Тот же вечер, два часа спустя.
Причал для супер-яхт. Гранд Марина.
Монако, Монте-Карло.
Этим вечером всё по какой-то непонятной для Алексея причине шло не так, как того хотелось. И даже прежде не заметные для его высокого положения, малозначительные, хотя и многомиллионные проигрыши в Le Casino, которые были призваны нежно щекотать нервы развлечения ради, сегодня казались обидными и давили на мозговую мозоль. И не то чтобы было жалко этих проигранных капиталов, но и такая мелкая неприятность нашла логичное место в цепочке сегодняшних раздражений. А это очень мешало сосредоточиться, ведь вечер был не закончен и предстоял еще один серьёзный разговор.
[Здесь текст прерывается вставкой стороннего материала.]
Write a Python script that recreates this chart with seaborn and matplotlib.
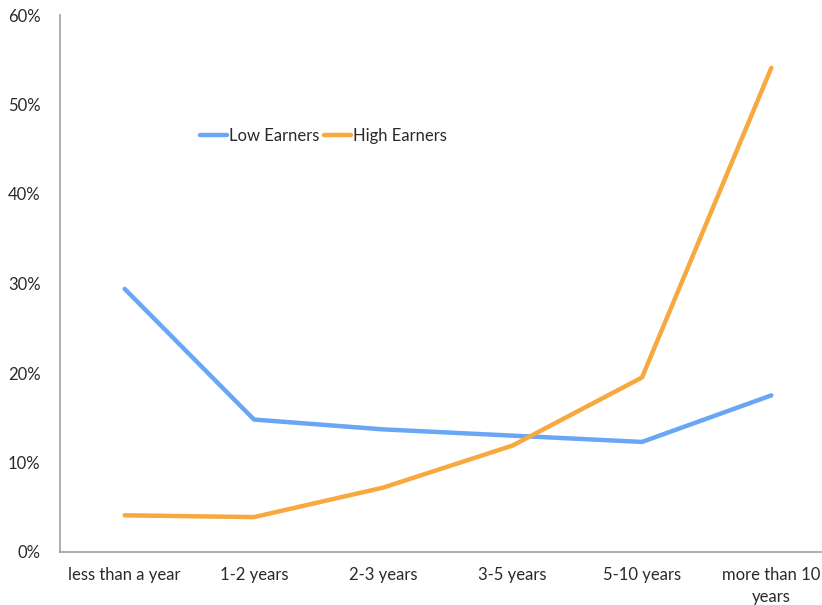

Отпустив свою очаровательную и пьяненькую спутницу кататься по побережью на новеньком F_ri, Алексей покачал головой, прогоняя мучительную боль, и вошёл на тиковую палубу огромной океанической яхты, которая по внешнему виду была похожа разве что на атомную субмарину. Название этого корабля состояло лишь из одной, но самой главной буквы алфавита, сияющей в свете золотистой светодиодной подсветки. На верхней палубе с огромным бассейном было достаточно шумно: звучала приятная лаунж-музыка и раздавались громкие тосты под милый хохот множества девичьих голосов. Подмигнув узнавшей его охране, Алексей достал смартфон и, набив короткое сообщение «Я на месте. Встретите?», стал подниматься по лестнице, немного поскрипывающей под его шагами самыми дорогими на свете породами дерева. На его больную замороченную голову даже этот еле слышный скрип действовал, как изощренная и очень элитарная форма китайской пытки.
Рефлексия нашего героя, в целом, была объяснима. Тот вопрос, который Алексей сегодня хотел обсудить, был для него гораздо важнее, чем для хозяина этой роскошной плавучей крепости. Развитие этого проекта Алексей считал квинтэссенцией всего полученного жизненного опыта и конечной целью его дальнейшего существования. А находиться в позиции просящего Алексею не доставляло никакого кайфу. Но вариантов не было, разговаривать стоило, тем более, что эту возможность высокопоставленные знакомые Алексея добывали чуть ли не с начала года.